Eligible consolidations and transactions

A corporate consolidation means the interposition of a head company between a corporation that is a member of a corporate group and the shareholders or unitholders of that corporation for the purposes of the formation or continuation of a consolidated group.  

Unlike the former exemption, the concession operates more broadly and is not limited to consolidations made under section 703-50 of the Income Tax Assessment Act 1997 (Cth). However, like the former exemption, the concession does not apply where a corporate group did not exist immediately before the consolidation or the consolidation has the effect of merging 2 or more corporate groups.

Where a consolidation involves the interposition of a new head company above a corporation that is a member of a corporate group and a landholder for the purposes of the Duties Act 2000 (the Act), the consolidation will result in the acquisition of a landholder which is a transaction that is eligible for relief under the concession. In addition to this transaction, the concession may also provide relief to other eligible transactions effected as part of the consolidation.

There is no longer a requirement for corporate members to remain part of the corporate group following the consolidation. However, where the consolidation involves the interposition of a new head company above a private unit trust scheme, the special provisions set out in section 250DG of the Duties Act 2000 apply to treat the new head company as a private unit trust scheme for a period of 3 years after the consolidation.

For more information on corporate consolidations, refer to sections 250-250DG of the Act.

Subsequent eligible transactions

Corporate consolidations may involve multiple transactions undertaken as part of the same arrangement to effect the consolidation and/or subsequent reconstruction of the corporate group.

Where the subsequent transactions involve the transfer and/or acquisition of the same interest in property or the same underlying interest in the land holdings of a landholder, the duty payable on these transaction is reduced to the extent of the duty that is chargeable on any of the earlier eligible transactions.

For the above ‘credit’ to apply, both the earlier eligible transaction(s) (on which duty is chargeable) and the subsequent eligible transaction must be part of the same arrangement and occur within 30 days of the date of the first eligible transaction under the arrangement.

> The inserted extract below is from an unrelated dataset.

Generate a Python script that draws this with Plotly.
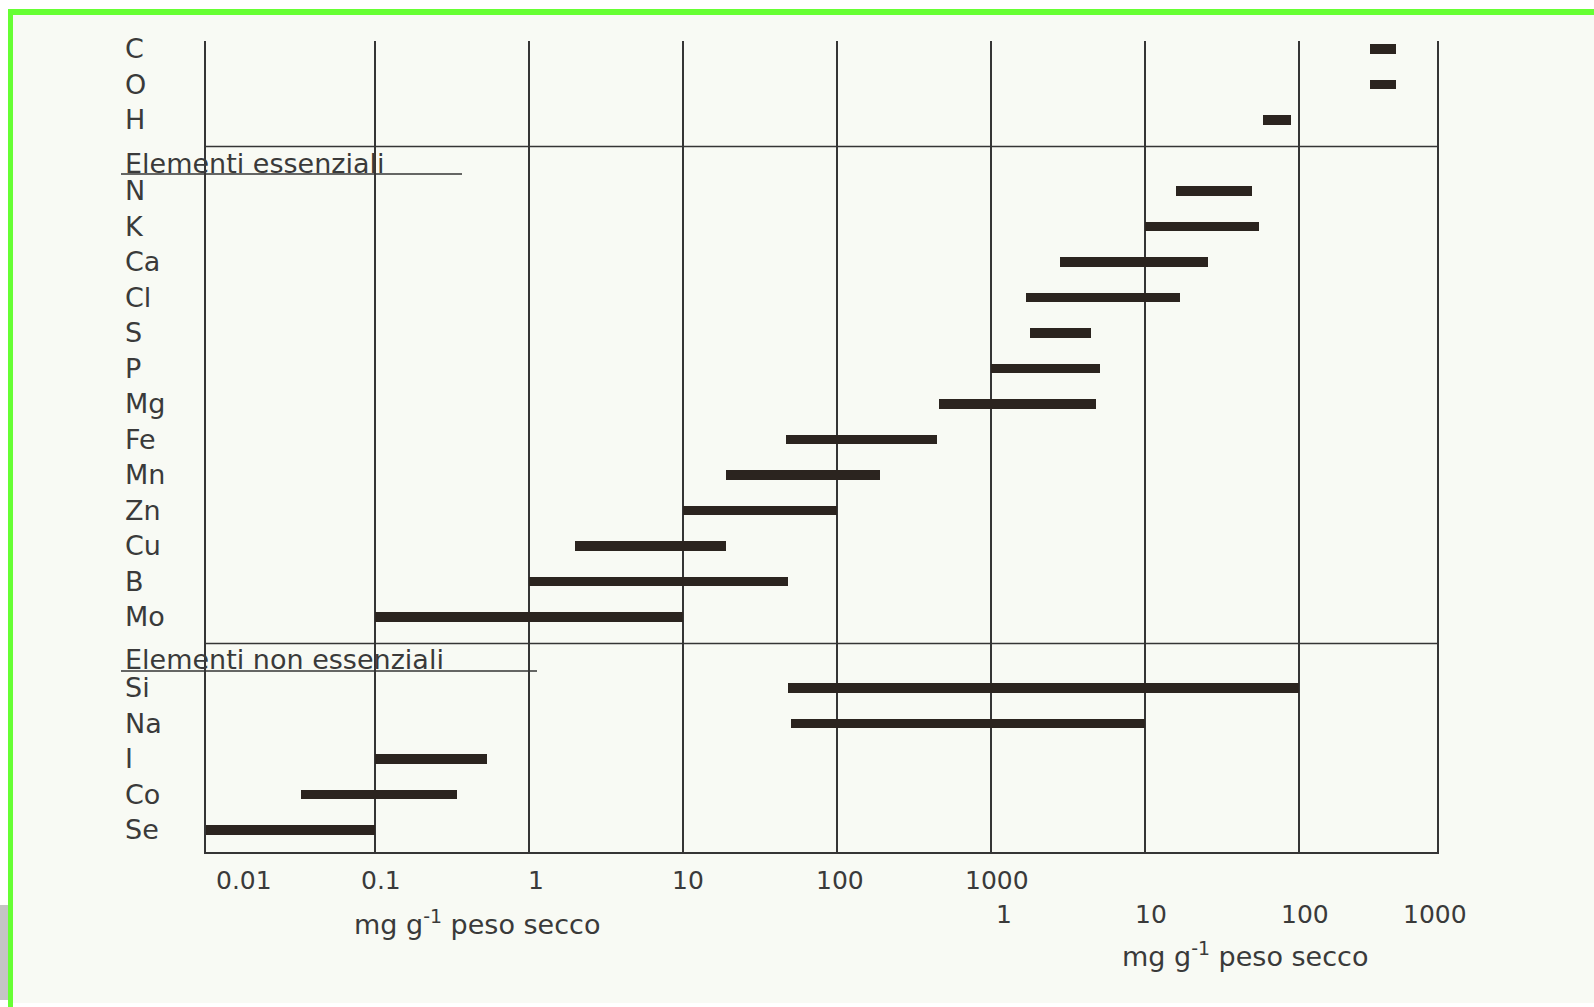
import math
import plotly.graph_objects as go

# ---------------- data (concentrations on the lower scale, "mg g-1" = ug/g) ----------------
top_elements = ["C", "O", "H"]
top_low = [290000, 290000, 59000]
top_high = [430000, 430000, 89000]

essential_header = "Elementi essenziali"
essential = ["N", "K", "Ca", "Cl", "S", "P", "Mg", "Fe", "Mn", "Zn", "Cu", "B", "Mo"]
essential_low = [16000, 10000, 2800, 1700, 1800, 1000, 460, 47, 19, 10, 2, 1, 0.1]
essential_high = [50000, 55000, 26000, 17000, 4500, 5100, 4800, 450, 190, 100, 19, 48, 10]

nonessential_header = "Elementi non essenziali"
nonessential = ["Si", "Na", "I", "Co", "Se"]
nonessential_low = [48, 50, 0.1, 0.033, 0.0079]
nonessential_high = [100000, 10000, 0.53, 0.34, 0.1]

tick_values_1 = [0.01, 0.1, 1, 10, 100, 1000]
tick_labels_1 = ["0.01", "0.1", "1", "10", "100", "1000"]
tick_values_2 = [1000, 10000, 100000, 1000000]
tick_labels_2 = ["1", "10", "100", "1000"]
axis_title = "mg g<sup>-1</sup> peso secco"

# ---------------- build row order ----------------
rows = top_elements + [essential_header] + essential + [nonessential_header] + nonessential
elements = top_elements + essential + nonessential
lows = top_low + essential_low + nonessential_low
highs = top_high + essential_high + nonessential_high
pos = [rows.index(e) for e in elements]
hdr_pos = [rows.index(essential_header), rows.index(nonessential_header)]

# ---------------- style ----------------
W, H = 1594, 1007
L, R, T, B = 206, 157, 41, 155
PW, PH = W - L - R, H - T - B
XR = [-2.1, 5.9]
FONT = "DejaVu Sans"
TXT = "#3a3a3a"
LINE = "#353535"
BAR = "#2b241f"

def px2x(px):
    return (px - L) / PW

def py2y(py):
    return (H - B - py) / PH

def val2paper(v):
    return (math.log10(v) - XR[0]) / (XR[1] - XR[0])

fig = go.Figure()
fig.add_trace(go.Bar(
    orientation="h",
    y=pos,
    base=lows,
    x=[h - l for l, h in zip(lows, highs)],
    width=0.28,
    marker=dict(color=BAR, line=dict(width=0)),
    hovertext=elements,
    showlegend=False,
))

ann = []
for e, p in zip(elements, pos):
    ann.append(dict(x=0, xref="paper", y=p, yref="y", text=e, showarrow=False,
                    xanchor="left", yanchor="middle", xshift=-83,
                    font=dict(family=FONT, size=27, color=TXT)))
for txt, p, ys in zip([essential_header, nonessential_header], hdr_pos, [-8, -7]):
    ann.append(dict(x=0, xref="paper", y=p, yref="y", text=txt, showarrow=False,
                    xanchor="left", yanchor="middle", xshift=-83, yshift=ys,
                    font=dict(family=FONT, size=27, color=TXT)))

shift1 = [23, 6, 7, 5, 3, 6]
for v, t, s in zip(tick_values_1, tick_labels_1, shift1):
    ann.append(dict(x=val2paper(v), xref="paper", y=0, yref="paper", text=t, showarrow=False,
                    xanchor="center", yanchor="middle", xshift=s, yshift=-28,
                    font=dict(family=FONT, size=25, color=TXT)))
shift2 = [13, 6, 6, -17]
for v, t, s in zip(tick_values_2, tick_labels_2, shift2):
    ann.append(dict(x=val2paper(v), xref="paper", y=0, yref="paper", text=t, showarrow=False,
                    xanchor="center", yanchor="middle", xshift=s, yshift=-62,
                    font=dict(family=FONT, size=25, color=TXT)))
ann.append(dict(x=px2x(477), xref="paper", y=0, yref="paper", text=axis_title, showarrow=False,
                xanchor="center", yanchor="middle", yshift=-70,
                font=dict(family=FONT, size=27, color=TXT)))
ann.append(dict(x=px2x(1245), xref="paper", y=0, yref="paper", text=axis_title, showarrow=False,
                xanchor="center", yanchor="middle", yshift=-102,
                font=dict(family=FONT, size=27, color=TXT)))

shapes = [
    # scanned page background
    dict(type="rect", xref="paper", yref="paper", x0=px2x(0), x1=px2x(W), y0=py2y(H), y1=py2y(0),
         fillcolor="#ffffff", line=dict(width=0), layer="below"),
    dict(type="rect", xref="paper", yref="paper", x0=px2x(13), x1=px2x(W), y0=py2y(1003), y1=py2y(15),
         fillcolor="#f8faf4", line=dict(width=0), layer="below"),
    dict(type="rect", xref="paper", yref="paper", x0=px2x(0), x1=px2x(8), y0=py2y(1000), y1=py2y(905),
         fillcolor="#c4c4c4", line=dict(width=0), layer="below"),
    # green frame
    dict(type="rect", xref="paper", yref="paper", x0=px2x(8), x1=px2x(W), y0=py2y(15), y1=py2y(9),
         fillcolor="#66ff33", line=dict(width=0), layer="above"),
    dict(type="rect", xref="paper", yref="paper", x0=px2x(8), x1=px2x(13), y0=py2y(H), y1=py2y(9),
         fillcolor="#66ff33", line=dict(width=0), layer="above"),
]
# group separators and header underlines
under_end = [462, 537]
for p, ue in zip(hdr_pos, under_end):
    shapes.append(dict(type="line", xref="paper", x0=0, x1=1, yref="y", y0=p - 0.25, y1=p - 0.25,
                       line=dict(color=LINE, width=1.5)))
    shapes.append(dict(type="line", xref="paper", x0=px2x(121), x1=px2x(ue), yref="y",
                       y0=p + 0.52, y1=p + 0.52, line=dict(color=LINE, width=1.5)))

fig.update_layout(
    width=W, height=H,
    margin=dict(l=L, r=R, t=T, b=B, pad=0),
    paper_bgcolor="#ffffff",
    plot_bgcolor="rgba(0,0,0,0)",
    annotations=ann,
    shapes=shapes,
    bargap=0,
    xaxis=dict(type="log", range=XR, tickvals=[0.1, 1, 10, 100, 1000, 1e4, 1e5],
               showgrid=True, gridcolor=LINE, gridwidth=2, showticklabels=False, ticks="",
               showline=True, linecolor=LINE, linewidth=2, mirror=False, zeroline=False),
    yaxis=dict(range=[22.62, -0.225], showgrid=False, showticklabels=False, ticks="",
               showline=True, linecolor=LINE, linewidth=2, mirror=True, zeroline=False),
    hovermode=False,
)

fig.write_html("out.html", config={"displayModeBar": False},
               post_script="document.body.style.margin='0';document.body.style.padding='0';")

Depending on the nature of the subsequent eligible transaction, this can result in no duty being charged on the transaction.

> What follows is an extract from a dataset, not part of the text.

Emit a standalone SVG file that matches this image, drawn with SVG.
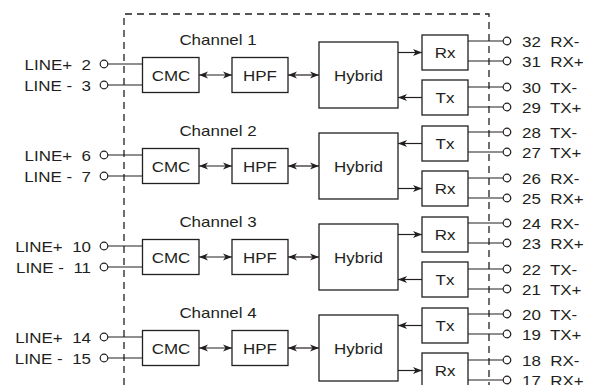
<svg xmlns="http://www.w3.org/2000/svg" width="597" height="385" viewBox="0 0 597 385">
<style>
text{font-family:"Liberation Sans",Arial,sans-serif;font-size:15px;fill:#231f20;white-space:pre}
.c{text-anchor:middle}
.e{text-anchor:end}
rect{fill:#fff;stroke:#231f20;stroke-width:1.3}
circle{fill:#fff;stroke:#231f20;stroke-width:1.2}
.w{fill:none;stroke:#231f20;stroke-width:1.2}
.a{fill:none;stroke:#231f20;stroke-width:1.2;marker-end:url(#ah)}
.d{fill:none;stroke:#231f20;stroke-width:1.2;marker-start:url(#ah);marker-end:url(#ah)}
.dash{fill:none;stroke:#231f20;stroke-width:1.3;stroke-dasharray:7 5}
</style>
<defs>
<marker id="ah" markerUnits="userSpaceOnUse" markerWidth="10" markerHeight="8" refX="9" refY="4" orient="auto-start-reverse">
<path d="M0,0.5 L9,4 L0,7.5 L2.5,4 Z" fill="#231f20"/>
</marker>
</defs>
<rect width="597" height="385" style="fill:#fff;stroke:none"/>
<g id="boundary"><path class="dash" d="M124,385 V14 H489 V385"/></g>

<g id="connectors">
<g transform="translate(0,0)">
<path class="w" d="M108,64 H142.5 M108,85 H142.5 M468,41 H503 M468,61 H503 M468,87 H503 M468,107 H503"/>
<path class="d" d="M199,75 H232"/><path class="d" d="M288,75 H319"/>
<path class="a" d="M398,52.5 H422"/><path class="a" d="M422,97.5 H398"/>
</g>
<g transform="translate(0,91)">
<path class="w" d="M108,64 H142.5 M108,85 H142.5 M468,41 H503 M468,61 H503 M468,87 H503 M468,107 H503"/>
<path class="d" d="M199,75 H232"/><path class="d" d="M288,75 H319"/>
<path class="a" d="M422,52.5 H398"/><path class="a" d="M398,97.5 H422"/>
</g>
<g transform="translate(0,182)">
<path class="w" d="M108,64 H142.5 M108,85 H142.5 M468,41 H503 M468,61 H503 M468,87 H503 M468,107 H503"/>
<path class="d" d="M199,75 H232"/><path class="d" d="M288,75 H319"/>
<path class="a" d="M398,52.5 H422"/><path class="a" d="M422,97.5 H398"/>
</g>
<g transform="translate(0,273)">
<path class="w" d="M108,64 H142.5 M108,85 H142.5 M468,41 H503 M468,61 H503 M468,87 H503 M468,107 H503"/>
<path class="d" d="M199,75 H232"/><path class="d" d="M288,75 H319"/>
<path class="a" d="M422,52.5 H398"/><path class="a" d="M398,97.5 H422"/>
</g>
</g>

<g id="channel1">
<text id="label1" class="c" transform="translate(218,45) scale(1.13,1)">Channel 1</text>
<g id="cmc1"><rect x="142.5" y="57.5" width="56.5" height="35"/><text class="c" transform="translate(171,80.5) scale(1.13,1)">CMC</text></g>
<g id="hpf1"><rect x="232" y="57.5" width="56" height="35"/><text class="c" transform="translate(260,80.5) scale(1.13,1)">HPF</text></g>
<g id="hybrid1"><rect x="319" y="42" width="79" height="66"/><text class="c" transform="translate(358.5,80.5) scale(1.13,1)">Hybrid</text></g>
<g id="rx1"><rect x="422" y="35" width="46" height="35"/><text class="c" transform="translate(445,58) scale(1.13,1)">Rx</text></g>
<g id="tx1"><rect x="422" y="80" width="46" height="35"/><text class="c" transform="translate(445,103) scale(1.13,1)">Tx</text></g>
<g id="pin2"><circle cx="104" cy="64" r="3.8"/><text class="e" transform="translate(91,69.5) scale(1.13,1)">LINE+  2</text></g>
<g id="pin3"><circle cx="104" cy="85" r="3.8"/><text class="e" transform="translate(91,90.5) scale(1.13,1)">LINE -  3</text></g>
<g id="pin32"><circle cx="507" cy="41" r="3.8"/><text transform="translate(522,46.5) scale(1.13,1)">32  RX-</text></g>
<g id="pin31"><circle cx="507" cy="61" r="3.8"/><text transform="translate(522,66.5) scale(1.13,1)">31  RX+</text></g>
<g id="pin30"><circle cx="507" cy="87" r="3.8"/><text transform="translate(522,92.5) scale(1.13,1)">30  TX-</text></g>
<g id="pin29"><circle cx="507" cy="107" r="3.8"/><text transform="translate(522,112.5) scale(1.13,1)">29  TX+</text></g>
</g>

<g id="channel2" transform="translate(0,91)">
<text id="label2" class="c" transform="translate(218,45) scale(1.13,1)">Channel 2</text>
<g id="cmc2"><rect x="142.5" y="57.5" width="56.5" height="35"/><text class="c" transform="translate(171,80.5) scale(1.13,1)">CMC</text></g>
<g id="hpf2"><rect x="232" y="57.5" width="56" height="35"/><text class="c" transform="translate(260,80.5) scale(1.13,1)">HPF</text></g>
<g id="hybrid2"><rect x="319" y="42" width="79" height="66"/><text class="c" transform="translate(358.5,80.5) scale(1.13,1)">Hybrid</text></g>
<g id="tx2"><rect x="422" y="35" width="46" height="35"/><text class="c" transform="translate(445,58) scale(1.13,1)">Tx</text></g>
<g id="rx2"><rect x="422" y="80" width="46" height="35"/><text class="c" transform="translate(445,103) scale(1.13,1)">Rx</text></g>
<g id="pin6"><circle cx="104" cy="64" r="3.8"/><text class="e" transform="translate(91,69.5) scale(1.13,1)">LINE+  6</text></g>
<g id="pin7"><circle cx="104" cy="85" r="3.8"/><text class="e" transform="translate(91,90.5) scale(1.13,1)">LINE -  7</text></g>
<g id="pin28"><circle cx="507" cy="41" r="3.8"/><text transform="translate(522,46.5) scale(1.13,1)">28  TX-</text></g>
<g id="pin27"><circle cx="507" cy="61" r="3.8"/><text transform="translate(522,66.5) scale(1.13,1)">27  TX+</text></g>
<g id="pin26"><circle cx="507" cy="87" r="3.8"/><text transform="translate(522,92.5) scale(1.13,1)">26  RX-</text></g>
<g id="pin25"><circle cx="507" cy="107" r="3.8"/><text transform="translate(522,112.5) scale(1.13,1)">25  RX+</text></g>
</g>

<g id="channel3" transform="translate(0,182)">
<text id="label3" class="c" transform="translate(218,45) scale(1.13,1)">Channel 3</text>
<g id="cmc3"><rect x="142.5" y="57.5" width="56.5" height="35"/><text class="c" transform="translate(171,80.5) scale(1.13,1)">CMC</text></g>
<g id="hpf3"><rect x="232" y="57.5" width="56" height="35"/><text class="c" transform="translate(260,80.5) scale(1.13,1)">HPF</text></g>
<g id="hybrid3"><rect x="319" y="42" width="79" height="66"/><text class="c" transform="translate(358.5,80.5) scale(1.13,1)">Hybrid</text></g>
<g id="rx3"><rect x="422" y="35" width="46" height="35"/><text class="c" transform="translate(445,58) scale(1.13,1)">Rx</text></g>
<g id="tx3"><rect x="422" y="80" width="46" height="35"/><text class="c" transform="translate(445,103) scale(1.13,1)">Tx</text></g>
<g id="pin10"><circle cx="104" cy="64" r="3.8"/><text class="e" transform="translate(91,69.5) scale(1.13,1)">LINE+  10</text></g>
<g id="pin11"><circle cx="104" cy="85" r="3.8"/><text class="e" transform="translate(91,90.5) scale(1.13,1)">LINE -  11</text></g>
<g id="pin24"><circle cx="507" cy="41" r="3.8"/><text transform="translate(522,46.5) scale(1.13,1)">24  RX-</text></g>
<g id="pin23"><circle cx="507" cy="61" r="3.8"/><text transform="translate(522,66.5) scale(1.13,1)">23  RX+</text></g>
<g id="pin22"><circle cx="507" cy="87" r="3.8"/><text transform="translate(522,92.5) scale(1.13,1)">22  TX-</text></g>
<g id="pin21"><circle cx="507" cy="107" r="3.8"/><text transform="translate(522,112.5) scale(1.13,1)">21  TX+</text></g>
</g>

<g id="channel4" transform="translate(0,273)">
<text id="label4" class="c" transform="translate(218,45) scale(1.13,1)">Channel 4</text>
<g id="cmc4"><rect x="142.5" y="57.5" width="56.5" height="35"/><text class="c" transform="translate(171,80.5) scale(1.13,1)">CMC</text></g>
<g id="hpf4"><rect x="232" y="57.5" width="56" height="35"/><text class="c" transform="translate(260,80.5) scale(1.13,1)">HPF</text></g>
<g id="hybrid4"><rect x="319" y="42" width="79" height="66"/><text class="c" transform="translate(358.5,80.5) scale(1.13,1)">Hybrid</text></g>
<g id="tx4"><rect x="422" y="35" width="46" height="35"/><text class="c" transform="translate(445,58) scale(1.13,1)">Tx</text></g>
<g id="rx4"><rect x="422" y="80" width="46" height="35"/><text class="c" transform="translate(445,103) scale(1.13,1)">Rx</text></g>
<g id="pin14"><circle cx="104" cy="64" r="3.8"/><text class="e" transform="translate(91,69.5) scale(1.13,1)">LINE+  14</text></g>
<g id="pin15"><circle cx="104" cy="85" r="3.8"/><text class="e" transform="translate(91,90.5) scale(1.13,1)">LINE -  15</text></g>
<g id="pin20"><circle cx="507" cy="41" r="3.8"/><text transform="translate(522,46.5) scale(1.13,1)">20  TX-</text></g>
<g id="pin19"><circle cx="507" cy="61" r="3.8"/><text transform="translate(522,66.5) scale(1.13,1)">19  TX+</text></g>
<g id="pin18"><circle cx="507" cy="87" r="3.8"/><text transform="translate(522,92.5) scale(1.13,1)">18  RX-</text></g>
<g id="pin17"><circle cx="507" cy="107" r="3.8"/><text transform="translate(522,112.5) scale(1.13,1)">17  RX+</text></g>
</g>
</svg>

Lodging and paying concessional duty

Where a corporate consolidation involves the acquisition of a landholder, you must complete and lodge a section 83 landholder acquisition statement online. 

To avoid penalty tax and interest, you must pay duty within 30 days of the date of the acquisition of the landholder.

You acquisition statement must include these documents:

  • Constitutions and ASIC extracts, or the foreign equivalent if the corporation is registered overseas, for all relevant companies in the corporate group.
  • Trust deeds, with all amending deeds, and unit registers for all relevant unit trust schemes in the corporate group.
  • A diagram of the structure of the corporate group before and after the relevant acquisition showing the ownership structure and percentage holding of each relevant entity within the corporate group.
  • Evidence of the ownership of interests in the former and new head entities immediately before and after the interposition of the new head company.
  • A statutory declaration by the directors of the new head company attesting that the acquisition of the landholder was effected solely for the purposes of a corporate consolidation.